Первые две недели зона жила стихийным протестом, но затем сформировались и политические требования — сегодня я понимаю, что они были вполне справедливыми и разумными, но тогда они казались мне чуть ли не безумием. Тем более, что обставлено это было несколько маскарадно: по секциям снова ходили два гарных парубка, но на этот раз в масках, закрывающих лицо, и, изменив голоса, зачитывали требования отмены чудовищного срока 25 лет, воссоединения семей, разлученных страшными приговорами. Одним из главных было требование создания Правительственной комиссии по расследованию расстрела и приезда Генерального прокурора СССР. Может быть, и была создана требуемая комиссия, и даже наверняка, но я этого не помню, а вот заместитель Генерального прокурора приехал, и хотя самоуправление активно агитировало за его бойкот, но очередь на прием к нему была немалая. Пошли многие, в том числе и мы со Славой Борисовной. Именно по заявлению, поданному тогда, дело мое было в октябре 1956 года пересмотрено Военной коллегией Верховного Суда СССР, и я была полностью реабилитирована.
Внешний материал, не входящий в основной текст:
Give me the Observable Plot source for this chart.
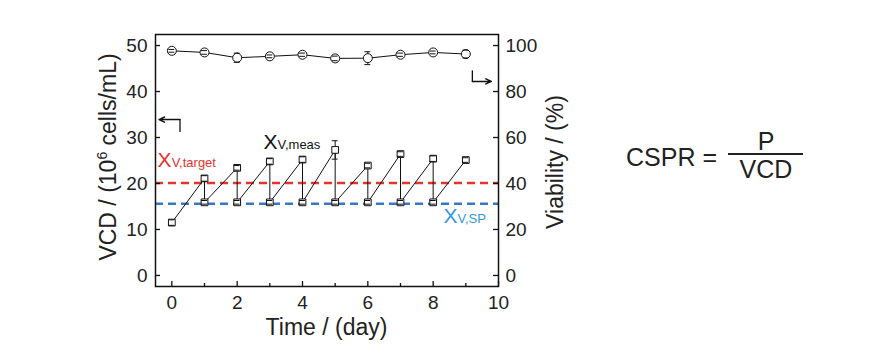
<!DOCTYPE html>
<html>
<head>
<meta charset="utf-8">
<script src="https://cdn.jsdelivr.net/npm/d3@7"></script>
<script src="https://cdn.jsdelivr.net/npm/@observablehq/plot@0.6"></script>
<style>
  html, body { margin: 0; padding: 0; background: #fff; }
  #chart { width: 894px; height: 356px; }
</style>
</head>
<body>
<div id="chart"></div>
<script>
// ---- data ----
const days = [0, 1, 2, 3, 4, 5, 6, 7, 8, 9];
// VCD before each bleed (peak), 10^6 cells/mL
const vcdPeak = [11.5, 21.1, 23.4, 24.8, 25.2, 27.3, 23.9, 26.4, 25.4, 25.1];
const vcdPeakErr = [0.6, 0.6, 0.5, 0.6, 0.6, 2.0, 0.5, 0.5, 0.6, 0.5];
// VCD after bleed (days 1..8)
const bleedDays = [1, 2, 3, 4, 5, 6, 7, 8];
const vcdAfter = [15.9, 15.9, 15.9, 15.9, 15.9, 15.9, 15.9, 15.9];
const vcdAfterErr = [0.4, 0.4, 0.4, 0.4, 0.4, 0.4, 0.4, 0.4];
// viability, %
const viability = [97.7, 97.0, 94.7, 95.3, 96.0, 94.4, 94.5, 96.0, 97.0, 96.3];
const viabilityErr = [0.6, 0.8, 2.0, 0.6, 0.7, 1.0, 2.8, 0.7, 0.6, 1.7];
// set points
const xvTarget = 20.1;
const xvSP = 15.6;
// axis ticks
const xTicks = [0, 2, 4, 6, 8, 10];
const xMinorTicks = [1, 3, 5, 7, 9];
const yTicks = [0, 10, 20, 30, 40, 50];
const viaFactor = 2; // right axis = 2 x left axis

// ---- derived tables ----
const saw = [];
days.forEach((d, i) => {
  saw.push({x: d, y: vcdPeak[i]});
  const j = bleedDays.indexOf(d);
  if (j >= 0) saw.push({x: d, y: vcdAfter[j]});
});
const peaks = days.map((d, i) => ({x: d, y: vcdPeak[i], e: vcdPeakErr[i]}));
const afters = bleedDays.map((d, i) => ({x: d, y: vcdAfter[i], e: vcdAfterErr[i]}));
const squares = peaks.concat(afters);
const via = days.map((d, i) => ({x: d, y: viability[i] / viaFactor, e: viabilityErr[i] / viaFactor}));
const capW = 0.09;

const W = 894, H = 356, mL = 155, mR = 396, mT = 34, mB = 70;
const pw = W - mL - mR, ph = H - mT - mB;
const red = "#e8332c", blueLine = "#3a76c6", blueText = "#3399dd";

const plot = Plot.plot({
  width: W, height: H,
  marginLeft: mL, marginRight: mR, marginTop: mT, marginBottom: mB,
  style: {fontFamily: "'Liberation Sans', Arial, sans-serif", fontSize: "19px", color: "#222", background: "#fff"},
  x: {domain: [-0.5, 10]},
  y: {domain: [-2.4, 52.4]},
  marks: [
    // reference dashed lines
    Plot.ruleY([xvTarget], {stroke: red, strokeWidth: 2.5, strokeDasharray: "8,5"}),
    Plot.ruleY([xvSP], {stroke: blueLine, strokeWidth: 2.5, strokeDasharray: "8,5"}),
    // viability
    Plot.line(via, {x: "x", y: "y", stroke: "#111", strokeWidth: 1}),
    Plot.ruleX(via, {x: "x", y1: d => d.y - d.e, y2: d => d.y + d.e, stroke: "#111", strokeWidth: 1}),
    Plot.dot(via, {x: "x", y: "y", r: 4.5, fill: "#fff", stroke: "#111", strokeWidth: 1}),
    Plot.ruleY(via, {y: d => d.y - d.e, x1: d => d.x - capW, x2: d => d.x + capW, stroke: "#111", strokeWidth: 1}),
    Plot.ruleY(via, {y: d => d.y + d.e, x1: d => d.x - capW, x2: d => d.x + capW, stroke: "#111", strokeWidth: 1}),
    // VCD sawtooth
    Plot.line(saw, {x: "x", y: "y", stroke: "#111", strokeWidth: 1}),
    Plot.ruleX(squares, {x: "x", y1: d => d.y - d.e, y2: d => d.y + d.e, stroke: "#111", strokeWidth: 1}),
    Plot.dot(squares, {x: "x", y: "y", symbol: "square", r: 3.8, fill: "#fff", stroke: "#111", strokeWidth: 1}),
    Plot.ruleY(squares, {y: d => d.y - d.e, x1: d => d.x - capW, x2: d => d.x + capW, stroke: "#111", strokeWidth: 1}),
    Plot.ruleY(squares, {y: d => d.y + d.e, x1: d => d.x - capW, x2: d => d.x + capW, stroke: "#111", strokeWidth: 1}),
    // axes (labels only; ticks drawn inward below)
    Plot.axisX({ticks: xTicks, tickSize: 0, tickPadding: 9, label: null, fontSize: 19}),
    Plot.axisY({anchor: "left", ticks: yTicks, tickSize: 0, tickPadding: 8, label: null, fontSize: 19}),
    Plot.axisY({anchor: "right", ticks: yTicks, tickSize: 0, tickPadding: 7, label: null, fontSize: 19, tickFormat: d => d * viaFactor}),
    // inward ticks
    Plot.tickX(xTicks, {x: d => d, insetTop: ph - 5, stroke: "#111", strokeWidth: 1.3}),
    Plot.tickX(xMinorTicks, {x: d => d, insetTop: ph - 3, stroke: "#111", strokeWidth: 1.3}),
    Plot.tickY(yTicks, {y: d => d, insetRight: pw - 5, stroke: "#111", strokeWidth: 1.3}),
    Plot.tickY(yTicks, {y: d => d, insetLeft: pw - 5, stroke: "#111", strokeWidth: 1.3}),
    Plot.frame({stroke: "#111", strokeWidth: 1.5}),
    // corner arrows indicating axis assignment
    Plot.link([{x1: 0.25, y1: 31.2, x2: 0.25, y2: 33.9}], {x1: "x1", y1: "y1", x2: "x2", y2: "y2", stroke: "#111", strokeWidth: 1.3}),
    Plot.arrow([{x1: 0.25, y1: 33.9, x2: -0.39, y2: 33.9}], {x1: "x1", y1: "y1", x2: "x2", y2: "y2", stroke: "#111", strokeWidth: 1.5, headLength: 6, headAngle: 50}),
    Plot.link([{x1: 9.2, y1: 44.6, x2: 9.2, y2: 42.2}], {x1: "x1", y1: "y1", x2: "x2", y2: "y2", stroke: "#111", strokeWidth: 1.3}),
    Plot.arrow([{x1: 9.2, y1: 42.2, x2: 9.78, y2: 42.2}], {x1: "x1", y1: "y1", x2: "x2", y2: "y2", stroke: "#111", strokeWidth: 1.5, headLength: 6, headAngle: 50})
  ]
});

document.getElementById("chart").appendChild(plot);

// ---- text annotations, axis titles and the formula ----
const sx = plot.scale("x"), sy = plot.scale("y");
const svg = d3.select(plot);
const font = "'Liberation Sans', Arial, sans-serif";

function subLabel(xData, yData, main, sub, color) {
  const t = svg.append("text")
    .attr("x", sx.apply(xData)).attr("y", sy.apply(yData))
    .attr("text-anchor", "start")
    .attr("fill", color).attr("font-family", font);
  t.append("tspan").attr("font-size", 21).text(main);
  t.append("tspan").attr("font-size", 13).text(sub);
}
subLabel(2.82, 27.4, "X", "V,meas", "#111");
subLabel(-0.42, 23.5, "X", "V,target", red);
subLabel(8.33, 11.3, "X", "V,SP", blueText);

// axis titles
svg.append("text")
  .attr("x", mL + pw / 2).attr("y", H - 21)
  .attr("text-anchor", "middle").attr("font-size", 23).attr("fill", "#222").attr("font-family", font)
  .text("Time / (day)");

const vcdT = svg.append("text")
  .attr("transform", `translate(116,${mT + ph / 2 - 3}) rotate(-90)`)
  .attr("text-anchor", "middle").attr("font-size", 23).attr("fill", "#222").attr("font-family", font);
vcdT.append("tspan").text("VCD / (10");
vcdT.append("tspan").attr("font-size", 14).attr("dy", -9).text("6");
vcdT.append("tspan").attr("dy", 9).text(" cells/mL)");

svg.append("text")
  .attr("transform", `translate(563,${mT + ph / 2 + 2}) rotate(-90)`)
  .attr("text-anchor", "middle").attr("font-size", 23).attr("fill", "#222").attr("font-family", font)
  .text("Viability / (%)");

// formula
const fx = 766;
svg.append("text").attr("x", 626).attr("y", 166).attr("text-anchor", "start").attr("font-size", 25).attr("fill", "#222").attr("font-family", font).text("CSPR =");
svg.append("line").attr("x1", 728).attr("x2", 803).attr("y1", 154).attr("y2", 154).attr("stroke", "#222").attr("stroke-width", 2);
svg.append("text").attr("x", fx).attr("y", 150).attr("text-anchor", "middle").attr("font-size", 25).attr("fill", "#222").attr("font-family", font).text("P");
svg.append("text").attr("x", fx).attr("y", 178).attr("text-anchor", "middle").attr("font-size", 25).attr("fill", "#222").attr("font-family", font).text("VCD");
</script>
</body>
</html>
Спустя десять лет после освобождения, когда я уже работала в «Казахстанской правде», в одной из командировок я встретила женщину, жившую в Джезказгане в дни нашего восстания, и она рассказала мне, какие безобразные слухи распускали тогда по городу о «бесчинствах» заключенных, разврате и т. п. Речь шла чуть ли не о людоедстве. Со всей ответственностью заявляю, что ничего даже отдаленно похожего не было. Комитет самоуправления возглавил полковник Кузнецов, один из организаторов сопротивления военнопленных советских офицеров в фашистских концлагерях. Были в этом комитете, по-видимому, и другие серьезные люди с подобным опытом. Я говорю: «по-видимому», так как была далека от комитета и его деятельности. Но были в этом движении, в руководящем, так сказать, ядре и совершенно другие люди. Старшая одной из секций нашего барака, моя подруга, полька из Варшавы Лена Войтович, была однажды за какие-то непорядки в секции вызвана в комендатуру, образованную Комитетом самоуправления для осуществления порядка. Лена пришла оттуда в смятении и сказала мне буквально следующее: «Там люди из гестапо, поверьте мне, я видела таких в Варшаве. Особенно один, с ледяными глазами...» Да, вероятно, самые разные люди сотрудничали в самоуправлении восстания.
Самоуправление пыталось привлечь внимание общественности к нашему восстанию, к нашему лагерю. Но о какой общественности тогда могла идти речь? Лагерь вместе' с Управлением был расположен в пяти километрах от города. Но тем не менее что-то все же предпринималось — на всех мало-мальски заметных из-за забора строениях (в жензоне это была баня) громадными буквами было написано — «Требуем Правительственную комиссию!» Из бездействующих из-за отключения электроэнергии аппаратов физиолечения умельцы собрали самодельный радиопередатчик, по которому пытались что-то сообщить «всем, всем, всем!» о нашем восстании. Даже змеев бумажных, начиненных листовками с обращением к правительству и населению, запускали над лагерем в ветреные дни. Но листовки относило на коровье пастбище, расположенное за лагерем, и надзиратели и солдаты, ругаясь, бегали за ними, собирая их между коровьими лепешками.
Но все это я знаю, в основном, по чужим рассказам — я была далека от этого: у меня появилось странное ощущение, я поняла, как чувствовали себя люди в гитлеровской оккупации. Милая когда-то, хорошенькая львовянка Катя, моя соседка по вагонке (я, как давняя лагерница, к тому времени жила внизу и в теплом месте — у печки), нарочито громко вспоминала за занавеской, разделявшей наши постели, о том, как она и поддакивавшие ей парубки, пришедшие в гости, выслеживали «советских» и отдавали их в комендатуру или гестапо. То ли это были просто «земляческие воспоминания», то ли говорилось специально для меня, я и по сей день не знаю. Но с уверенностью могу заметить одно — хотя ко мне в бригаде относились хорошо, так как, во-первых, я была повременщица и получала свою пайку независимо от их выработки, как медсестра на объекте, и, во-вторых, помогала им чем могла (хотя прав у меня было очень мало) и оказывала первую помощь — у меня было даже ласково-ироничное прозвище «добрая Рута» — все же, когда пришла очередь нашей бригаде идти в «оцепление», меня не взяли... Я, естественно, испытала от этого облегчение, но ощущение и понимание того, как советские люди жили в оккупации, усилилось.
И абсолютно все, весь лагерь, все мужчины и женщины, засыпали и просыпались с одной мыслью — когда и как все это кончится?